April 21st, 2010 at 1:07 pm
I am 36 weeks pregnant and having a home birth with a midwife. I had a hospital birth with my son and didnt like the experience.
I would have to DISAGREE with the comments some people have made in regards to a hospital being safer. A midwife is completely capable of everything, including administering an epidural, should you need one. They are registered nurses, before they can even consider being a midwife. They also need to take 3 yrs of schooling, plus internship, with OBGYN doctors, so they end up with an incredible amount of training. The only thing she cant do for you is a C section for obvious reasons.

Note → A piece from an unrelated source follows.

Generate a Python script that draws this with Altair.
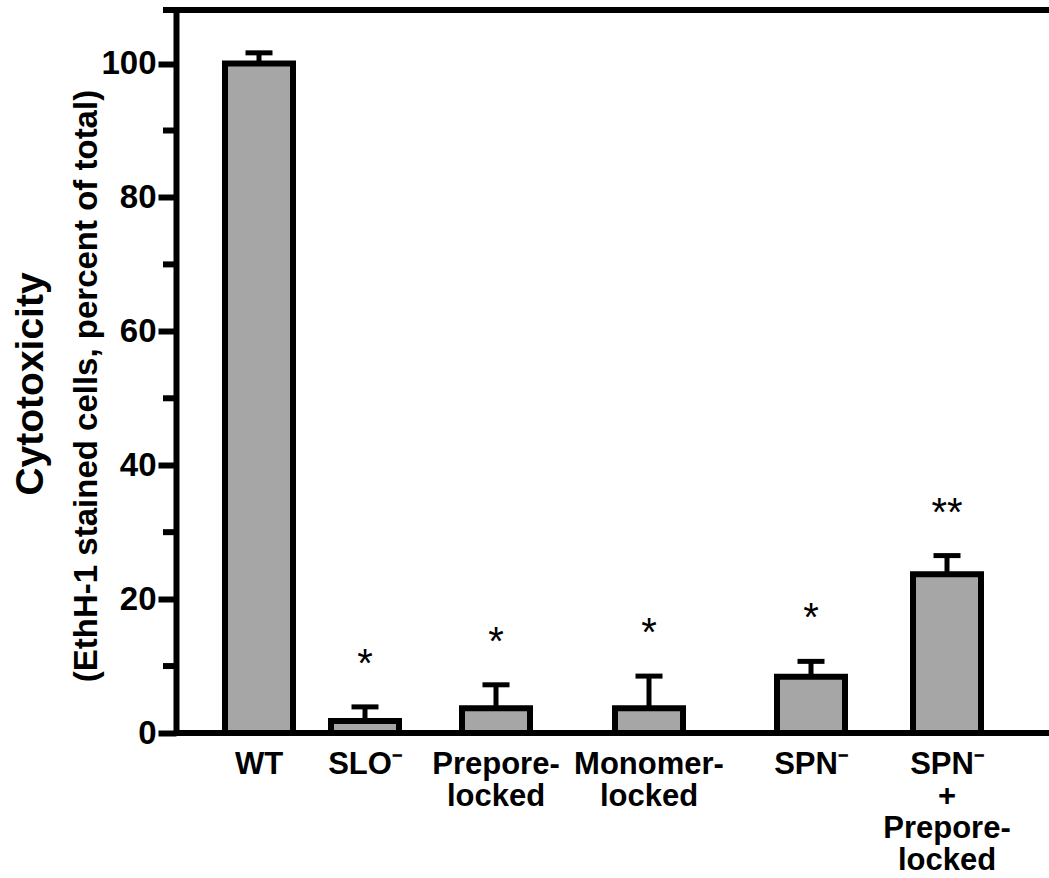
import altair as alt
import pandas as pd

categories = ["WT", "SLO⁻", "Prepore-\nlocked", "Monomer-\nlocked", "SPN⁻", "SPN⁻\n+\nPrepore-\nlocked"]
means = [100.0, 1.8, 3.7, 3.7, 8.4, 23.7]
errors = [1.6, 2.1, 3.5, 4.8, 2.3, 2.8]
stars = ["", "*", "*", "*", "*", "**"]
major_ticks = [0, 20, 40, 60, 80, 100]
minor_ticks = [10, 30, 50, 70, 90]

df = pd.DataFrame({
    "label": categories,
    "value": means,
    "err": errors,
    "star": stars,
    "idx": list(range(1, len(categories) + 1)),
})
df_minor = pd.DataFrame({"v": minor_ticks})

W, H = 873, 723
SANS = "Liberation Sans, Arial, sans-serif"

xscale = alt.Scale(domain=[0, 1, 2, 3, 4, 5, 6, 7],
                   range=[0, 83, 189, 320, 473, 635, 771, W], nice=False, zero=False)
yscale = alt.Scale(domain=[0, 108], nice=False)
yaxis = alt.Axis(values=major_ticks, title=None, grid=False, domainColor="black",
                 domainWidth=6, tickColor="black", tickWidth=6, tickSize=18,
                 labelPadding=2, labelFont=SANS, labelFontSize=33,
                 labelFontWeight="bold", labelColor="black")

base = alt.Chart(df).transform_calculate(upper="datum.value + datum.err")

X = alt.X("idx:Q", scale=xscale, axis=None)

err_rule = base.mark_rule(strokeWidth=5, color="black").encode(
    x=X,
    y=alt.Y("value:Q", scale=yscale, axis=yaxis),
    y2="upper:Q",
)
caps = base.mark_tick(orient="horizontal", size=27, thickness=5, color="black", opacity=1).encode(
    x=X,
    y=alt.Y("upper:Q", scale=yscale, axis=yaxis),
)
bars = base.mark_bar(size=68, fill="#a6a6a6", stroke="black", strokeWidth=6).encode(
    x=X,
    y=alt.Y("value:Q", scale=yscale, axis=yaxis),
)
star_text = base.mark_text(font=SANS, fontSize=40, dy=-30, baseline="alphabetic",
                           align="center", color="black").encode(
    x=X,
    y=alt.Y("upper:Q", scale=yscale, axis=yaxis),
    text="star:N",
)
xlabels = base.mark_text(font=SANS, fontSize=31, fontWeight="bold", lineBreak="\n",
                         lineHeight=32, baseline="alphabetic", align="center",
                         color="black").encode(
    x=X,
    y=alt.value(764),
    text="label:N",
)
minor = alt.Chart(df_minor).mark_rule(strokeWidth=6, color="black").encode(
    y=alt.Y("v:Q", scale=yscale, axis=yaxis),
    x=alt.value(-13),
    x2=alt.value(0),
)
one = alt.Data(values=[{}])
top_line = alt.Chart(one).mark_rule(strokeWidth=6, color="black").encode(
    x=alt.value(-13), x2=alt.value(W), y=alt.value(0))
bottom_line = alt.Chart(one).mark_rule(strokeWidth=6, color="black").encode(
    x=alt.value(0), x2=alt.value(W), y=alt.value(H))
title1 = alt.Chart(one).mark_text(text="Cytotoxicity", font=SANS, fontSize=39,
                                  fontWeight="bold", angle=270, align="center",
                                  baseline="alphabetic", color="black").encode(
    x=alt.value(-133), y=alt.value(374))
title2 = alt.Chart(one).mark_text(text="(EthH-1 stained cells, percent of total)", font=SANS,
                                  fontSize=33, fontWeight="bold", angle=270, align="center",
                                  baseline="alphabetic", color="black").encode(
    x=alt.value(-79), y=alt.value(376))

chart = alt.layer(
    minor, err_rule, caps, bars, star_text, xlabels, top_line, bottom_line, title1, title2
).properties(
    width=W, height=H,
    autosize=alt.AutoSizeParams(type="none"),
    padding={"left": 176, "top": 10, "right": 0, "bottom": 145},
    background="white",
).configure_view(stroke=None)

chart.save("out.html", embed_options={"renderer": "svg", "actions": False})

I find that they are much more focused on their patients, where docs can be so overloaded, that they dont have a half hour to devote to your appointments. Ive also found that you can always have someone to call to ask questions. With docs, tends to be just office hours.
I think that if you are really serious about having a home birth, you should check out exactly what a midwife can offer you, and what a doctor can offer you at a hospital. Take a tour of the local hospital and see what their labour and delivery wing looks like. That way you will be able to make a really well informed decision about what would work best for you.
Hope it helps
April 21st, 2010 at 2:00 pm
I had my first baby at a hospital, and I will never set foot in a hospital maternity ward again, barring a life-threatening emergency. I am pregnany again, and planning a home birth with a CPM (certified professional midwife). We had originally wanted to use a birth center, but it was too expensive and I really wanted a home birth. The center was just a compromise with my husband.

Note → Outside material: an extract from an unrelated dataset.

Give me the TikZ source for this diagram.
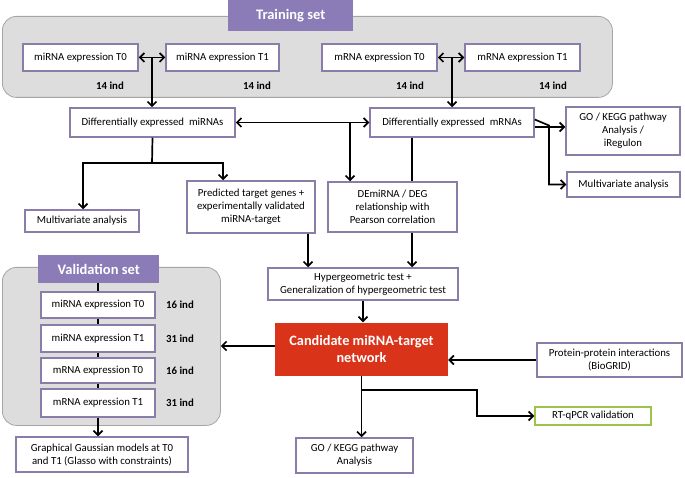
\documentclass[tikz,border=0pt]{standalone}
\usepackage{fontspec}
\setmainfont{Carlito}
\usetikzlibrary{arrows.meta}
\definecolor{boxc}{HTML}{8A7DAA}
\definecolor{hdrc}{HTML}{8B7CB8}
\definecolor{bgc}{HTML}{DDDDDD}
\definecolor{bgline}{HTML}{A5A5A5}
\definecolor{redc}{HTML}{D9341A}
\definecolor{greenc}{HTML}{9CC44C}
\tikzset{
  bx/.style={draw=boxc, line width=1.5pt, fill=white, align=center, inner sep=1pt,
    font=\fontsize{10.8}{13}\selectfont},
  bgbox/.style={draw=bgline, line width=0.8pt, fill=bgc, rounded corners=14pt},
  hdr/.style={fill=hdrc, text=white, font=\fontsize{14.5}{16}\selectfont\bfseries, inner sep=0pt},
  ind/.style={font=\fontsize{10.8}{12}\selectfont\bfseries},
  arr/.style={line width=1.7pt, -{Straight Barb[length=4.5pt,width=9pt,line width=1.7pt]}},
  darr/.style={line width=1.7pt, {Straight Barb[length=4.5pt,width=9pt,line width=1.7pt]}-{Straight Barb[length=4.5pt,width=9pt,line width=1.7pt]}},
  ln/.style={line width=1.7pt},
}
\begin{document}
\begin{tikzpicture}[x=1pt,y=-1pt]
\useasboundingbox (0,0) rectangle (685,478);
% backgrounds
\node[bgbox, minimum width=610, minimum height=81, anchor=north west] (trainbg) at (2,16) {};
\node[hdr, minimum width=125, minimum height=31, anchor=north west] (trainhdr) at (228,0) {Training set};
\node[bgbox, minimum width=218, minimum height=158, anchor=north west] (valbg) at (2,267) {};
\node[hdr, minimum width=121, minimum height=28, anchor=north west] (valhdr) at (38,255) {Validation set};

% training boxes
\node[bx, minimum width=115, minimum height=27] (miT0) at (80.5,57.5) {miRNA expression T0};
\node[bx, minimum width=113, minimum height=27] (miT1) at (222.5,57.5) {miRNA expression T1};
\node[bx, minimum width=115, minimum height=27] (mT0) at (379.5,57.5) {mRNA expression T0};
\node[bx, minimum width=115, minimum height=27] (mT1) at (522.5,57.5) {mRNA expression T1};
\node[ind] (i1) at (110,86) {14 ind};
\node[ind] (i2) at (257,86) {14 ind};
\node[ind] (i3) at (410,86) {14 ind};
\node[ind] (i4) at (553,86) {14 ind};

\node[bx, minimum width=165, minimum height=29] (demi) at (152.5,122.5) {Differentially expressed \ miRNAs};
\node[bx, minimum width=164, minimum height=29] (dem) at (452,122.5) {Differentially expressed \ mRNAs};
\node[bx, minimum width=114, minimum height=48] (gok1) at (623,131) {GO / KEGG pathway\\Analysis /\\iRegulon};
\node[bx, minimum width=113, minimum height=25] (mvr) at (623.5,184.5) {Multivariate analysis};
\node[bx, minimum width=114, minimum height=22] (mvl) at (82,221) {Multivariate analysis};
\node[bx, minimum width=128, minimum height=52] (pred) at (251,207) {Predicted target genes +\\experimentally validated\\miRNA-target};
\node[bx, minimum width=129, minimum height=50] (demirel) at (392.5,207) {DEmiRNA / DEG\\relationship with\\Pearson correlation};
\node[bx, minimum width=190, minimum height=32] (hyper) at (363,284) {Hypergeometric test +\\Generalization of hypergeometric test};
\node[fill=redc, text=white, align=center, minimum width=173, minimum height=53,
  font=\fontsize{14.3}{17}\selectfont\bfseries] (cand) at (361.5,349) {Candidate miRNA-target\\network};
\node[bx, minimum width=145, minimum height=34] (ppi) at (609.5,360) {Protein-protein interactions\\(BioGRID)};
\node[bx, draw=greenc, minimum width=116, minimum height=18] (rt) at (593,416) {RT-qPCR validation};
\node[bx, minimum width=117, minimum height=35] (gok2) at (354.5,455.5) {GO / KEGG pathway\\Analysis};

% validation boxes
\node[bx, minimum width=114, minimum height=26] (vmiT0) at (98,305) {miRNA expression T0};
\node[bx, minimum width=114, minimum height=27] (vmiT1) at (98,338.5) {miRNA expression T1};
\node[bx, minimum width=114, minimum height=25] (vmT0) at (98,370.5) {mRNA expression T0};
\node[bx, minimum width=114, minimum height=28] (vmT1) at (98,403) {mRNA expression T1};
\node[ind] (v1) at (180,305) {16 ind};
\node[ind] (v2) at (180,338.5) {31 ind};
\node[ind] (v3) at (180,371) {16 ind};
\node[ind] (v4) at (180,403) {31 ind};
\node[bx, minimum width=172, minimum height=35] (ggm) at (102,454.5) {Graphical Gaussian models at T0\\and T1 (Glasso with constraints)};

% connectors: training
\draw[darr] (miT0.east) -- (miT1.west);
\coordinate (j1) at (152,57.5);
\draw[arr] (j1) -- (j1 |- demi.north);
\draw[darr] (mT0.east) -- (mT1.west);
\coordinate (j2) at (452,57.5);
\draw[arr] (j2) -- (j2 |- dem.north);
\draw[darr] (demi.east) -- (dem.west);
\coordinate (j3) at (350,122.5);
\draw[arr] (j3) -- (j3 |- demirel.north);
\draw[ln] ([xshift=-40]dem.south) -- ([xshift=-40]dem.south |- demirel.north);
\draw[arr] ([xshift=19.5]demirel.south) -- ([xshift=19.5]demirel.south |- hyper.north);
% right side of DE mRNAs
\draw[arr] ([yshift=-4.5]dem.east) -- ([yshift=-4.5]dem.east -| gok1.west);
\coordinate (j4) at (549,125.5);
\draw[arr] ([yshift=3]dem.east) -- (j4) -- (j4 |- mvr.west) -- (mvr.west);
% left branch from DE miRNAs
\coordinate (j5) at (152,163);
\coordinate (j6) at (83,163);
\coordinate (j7) at (223,163);
\draw[ln] (demi.south) -- (j5);
\draw[arr] (j5) -- (j6) -- (j6 |- mvl.north);
\draw[arr] (j5) -- (j7) -- (j7 |- pred.north);
\draw[arr] ([xshift=57]pred.south) -- ([xshift=57]pred.south |- hyper.north);
\draw[arr] (hyper.south) -- (hyper.south |- cand.north);
\draw[arr] (ppi.west) -- (ppi.west -| cand.east);
\draw[arr] ([yshift=3]cand.west) -- ([yshift=3]cand.west -| valbg.east);
\draw[arr] (cand.south) -- (cand.south |- gok2.north);
\coordinate (j8) at (361.5,390);
\coordinate (j9) at (477,390);
\draw[arr] (j8) -- (j9) -- (j9 |- rt.west) -- (rt.west);
% validation chain
\draw[line width=1.2pt] (valhdr.south -| vmiT0.north) -- (vmiT0.north);
\draw[line width=1.2pt] (vmiT0.south) -- (vmiT1.north);
\draw[line width=1.2pt] (vmiT1.south) -- (vmT0.north);
\draw[line width=1.2pt] (vmT0.south) -- (vmT1.north);
\draw[arr] (vmT1.south) -- (vmT1.south |- ggm.north);
\end{tikzpicture}
\end{document}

Read everything you can about natural childbirth. Make sure you understand the physiology of birth and know what to expect. Find a midwife you trust, educate yourself, and be prepared to transfer if needed, but do not plan on it. Statistics show that home birth in a low-risk pregnancy is as safe as a hospital for a first time mom, and at least as safe if not safer for a mom who has had a baby before.
Good luck and congratulations on your pregnancy!

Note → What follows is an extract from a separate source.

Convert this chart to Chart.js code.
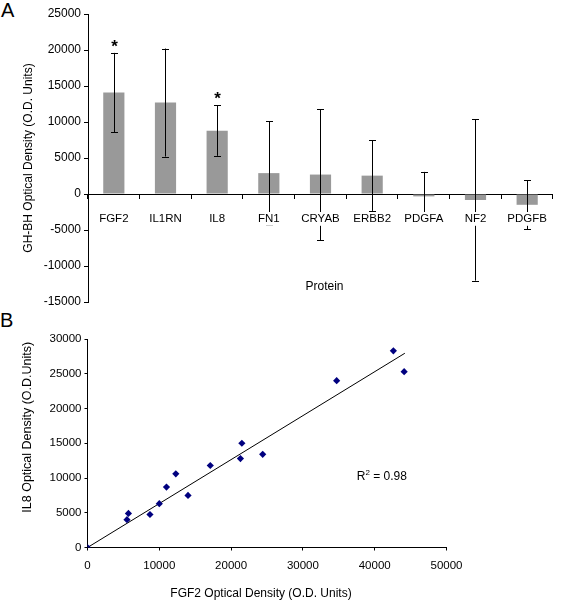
<!DOCTYPE html>
<html>
<head>
<meta charset="utf-8">
<script src="https://cdn.jsdelivr.net/npm/chart.js@4.4.1/dist/chart.umd.min.js"></script>
<style>
  html, body { margin: 0; padding: 0; background: #ffffff; }
  body { width: 561px; height: 601px; position: relative; overflow: hidden; font-family: "Liberation Sans", Arial, sans-serif; }
  .panel { position: absolute; left: 0; }
  .letter { position: absolute; font-size: 20px; line-height: 20px; color: #000; }
</style>
</head>
<body>
<div class="letter" style="left:1px; top:0px;">A</div>
<div class="letter" style="left:0px; top:310px;">B</div>
<div class="panel" style="top:0px; width:561px; height:310px;"><canvas id="chartA" width="561" height="310"></canvas></div>
<div class="panel" style="top:310px; width:561px; height:291px;"><canvas id="chartB" width="561" height="291"></canvas></div>
<script>
// ---- Panel A data ----
const proteins = ['FGF2', 'IL1RN', 'IL8', 'FN1', 'CRYAB', 'ERBB2', 'PDGFA', 'NF2', 'PDGFB'];
const meanOD = [14100, 12700, 8800, 2900, 2700, 2550, -330, -830, -1500];
const errorOD = [5500, 7500, 3500, 7200, 9100, 4900, 3400, 11200, 3400];
const significant = [true, false, true, false, false, false, false, false, false];
const yRangeA = [-15000, 25000];
const yStepA = 5000;

// ---- Panel B data ----
const fgf2OD = [0, 5500, 5700, 8700, 10000, 11000, 12300, 14000, 17100, 21300, 21500, 24400, 34700, 42600, 44100];
const il8OD = [0, 4000, 4900, 4750, 6300, 8700, 10600, 7500, 11800, 12800, 15000, 13400, 24000, 28300, 25300];
const trendX = [0, 44200];
const trendY = [0, 27950];
const rSquaredText = '0.98';
const xRangeB = [0, 50000];
const yRangeB = [0, 30000];
const stepXB = 10000;
const stepYB = 5000;

const FONT = '"Liberation Sans", Arial, sans-serif';
Chart.defaults.font.family = FONT;
Chart.defaults.color = '#000000';
Chart.defaults.animation = false;
const plainNumber = (v) => String(v);

// Error bars + asterisks + x title for panel A
const errorBarPlugin = {
  id: 'errorBars',
  afterDatasetsDraw(chart) {
    const ctx = chart.ctx;
    const xs = chart.scales.x, ys = chart.scales.y;
    ctx.save();
    ctx.strokeStyle = '#000000';
    ctx.lineWidth = 1;
    meanOD.forEach((v, i) => {
      const x = Math.round(xs.getPixelForValue(i)) + 0.5;
      const yTop = ys.getPixelForValue(v + errorOD[i]);
      const yBot = ys.getPixelForValue(v - errorOD[i]);
      ctx.beginPath();
      ctx.moveTo(x, yTop); ctx.lineTo(x, yBot);
      ctx.moveTo(x - 3.5, Math.round(yTop) + 0.5); ctx.lineTo(x + 3.5, Math.round(yTop) + 0.5);
      ctx.moveTo(x - 3.5, Math.round(yBot) + 0.5); ctx.lineTo(x + 3.5, Math.round(yBot) + 0.5);
      ctx.stroke();
      if (significant[i]) {
        ctx.fillStyle = '#000000';
        ctx.font = 'bold 17px ' + FONT;
        ctx.textAlign = 'center';
        ctx.textBaseline = 'alphabetic';
        ctx.fillText('*', x, yTop - 1);
      }
    });
    ctx.restore();
  },
  afterDraw(chart) {
    const ctx = chart.ctx;
    const ca = chart.chartArea;
    ctx.save();
    ctx.fillStyle = '#000000';
    ctx.font = '12px ' + FONT;
    ctx.textAlign = 'center';
    ctx.textBaseline = 'middle';
    ctx.fillText('Protein', (ca.left + ca.right) / 2 + 4, ca.bottom - 15);
    ctx.restore();
  }
};

new Chart(document.getElementById('chartA'), {
  type: 'bar',
  data: {
    labels: proteins,
    datasets: [{
      data: meanOD,
      backgroundColor: '#999999',
      borderWidth: 0,
      categoryPercentage: 1.0,
      barPercentage: 0.41
    }]
  },
  options: {
    responsive: false,
    layout: { padding: { left: 0, right: 0.5, top: 14, bottom: 8 } },
    plugins: { legend: { display: false }, tooltip: { enabled: false } },
    scales: {
      x: {
        type: 'category',
        position: { y: 0 },
        offset: true,
        grid: { offset: true, drawOnChartArea: false, drawTicks: true, tickLength: 4, color: '#000000' },
        border: { display: true, color: '#000000', width: 1 },
        ticks: {
          z: 1,
          font: { size: 11.5 },
          padding: 14,
          maxRotation: 0,
          autoSkip: false,
          showLabelBackdrop: true,
          backdropColor: '#ffffff',
          backdropPadding: 0
        }
      },
      y: {
        min: yRangeA[0],
        max: yRangeA[1],
        afterFit(s) { s.width = 88; s.paddingTop = 0; s.paddingBottom = 0; },
        grid: { drawOnChartArea: false, drawTicks: true, tickLength: 4, color: '#000000' },
        border: { display: true, color: '#000000', width: 1 },
        ticks: { stepSize: yStepA, font: { size: 12 }, padding: 3, callback: plainNumber },
        title: {
          display: true,
          text: 'GH-BH Optical Density (O.D. Units)',
          font: { size: 12 },
          padding: { top: 21, bottom: 0 }
        }
      }
    }
  },
  plugins: [errorBarPlugin]
});

// R^2 annotation and axis titles for panel B
const panelBTextPlugin = {
  id: 'panelBText',
  afterDraw(chart) {
    const ctx = chart.ctx;
    const xs = chart.scales.x, ys = chart.scales.y;
    const ca = chart.chartArea;
    const cx = xs.getPixelForValue(41000);
    const cy = ys.getPixelForValue(10300);
    ctx.save();
    ctx.fillStyle = '#000000';
    ctx.textBaseline = 'alphabetic';
    ctx.textAlign = 'left';
    ctx.font = '12px ' + FONT;
    const rest = ' = ' + rSquaredText;
    const wR = ctx.measureText('R').width;
    const wRest = ctx.measureText(rest).width;
    ctx.font = '8px ' + FONT;
    const w2 = ctx.measureText('2').width;
    const total = wR + w2 + wRest;
    let x = cx - total / 2;
    const base = cy + 4.5;
    ctx.font = '12px ' + FONT;
    ctx.fillText('R', x, base);
    x += wR;
    ctx.font = '8px ' + FONT;
    ctx.fillText('2', x, base - 5);
    x += w2;
    ctx.font = '12px ' + FONT;
    ctx.fillText(rest, x, base);
    // x-axis title
    ctx.textAlign = 'center';
    ctx.textBaseline = 'middle';
    ctx.fillText('FGF2 Optical Density (O.D. Units)', (ca.left + ca.right) / 2 - 6, chart.height - 7);
    // y-axis title
    ctx.translate(28, (ca.top + ca.bottom) / 2 - 16);
    ctx.rotate(-Math.PI / 2);
    ctx.font = '12.5px ' + FONT;
    ctx.fillText('IL8 Optical Density (O.D.Units)', 0, 0);
    ctx.restore();
  }
};

new Chart(document.getElementById('chartB'), {
  type: 'scatter',
  data: {
    datasets: [
      {
        type: 'scatter',
        data: fgf2OD.map((v, i) => ({ x: v, y: il8OD[i] })),
        pointStyle: 'rectRot',
        pointRadius: 3.6,
        backgroundColor: '#00007f',
        borderColor: '#00007f',
        borderWidth: 0,
        order: 1
      },
      {
        type: 'line',
        data: trendX.map((v, i) => ({ x: v, y: trendY[i] })),
        borderColor: '#000000',
        borderWidth: 1,
        pointRadius: 0,
        fill: false,
        order: 2
      }
    ]
  },
  options: {
    responsive: false,
    layout: { padding: { left: 0, right: 114.5, top: 29, bottom: 0 } },
    plugins: { legend: { display: false }, tooltip: { enabled: false } },
    scales: {
      x: {
        type: 'linear',
        min: xRangeB[0],
        max: xRangeB[1],
        afterFit(s) { s.height = 53.5; },
        grid: { drawOnChartArea: false, drawTicks: true, tickLength: 3, color: '#000000' },
        border: { display: true, color: '#000000', width: 1 },
        ticks: { stepSize: stepXB, font: { size: 11.5 }, padding: 8, maxRotation: 0, callback: plainNumber }
      },
      y: {
        type: 'linear',
        min: yRangeB[0],
        max: yRangeB[1],
        afterFit(s) { s.width = 87.5; s.paddingTop = 0; s.paddingBottom = 0; },
        grid: { drawOnChartArea: false, drawTicks: true, tickLength: 3, color: '#000000' },
        border: { display: true, color: '#000000', width: 1 },
        ticks: { stepSize: stepYB, font: { size: 11.5 }, padding: 3, callback: plainNumber }
      }
    }
  },
  plugins: [panelBTextPlugin]
});
</script>
</body>
</html>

ETA: Midwives DO have a fetal monitor, I don’t know why so many people think they don’t. They don’t use constant fetal monitoring, because it is proven to increase the c-section rate and actually causes more problems than it prevents. It was never meant to be used universally the way it is in hospitals today; it was intended for high-risk labors only. Intermittent fetal monitoring is more effective, and allows mom to move around, so it doesn’t slow down labor. Midwives also carry Pitocin to prevent maternal hemorrhage, and can handle any complication that comes up, even if it is stabilizing mom and baby for an ambulance ride to the hospital. Often, a home birth mama can be in the OR getting a stat c-section faster than a woman in the hospital, because the midwife calls the hospital while she is waiting on the ambulance so that they can prep the OR. If you can get to the hospital in less than 20 minutes, you are likely to be in surgery faster than a mom who labored in the hospital.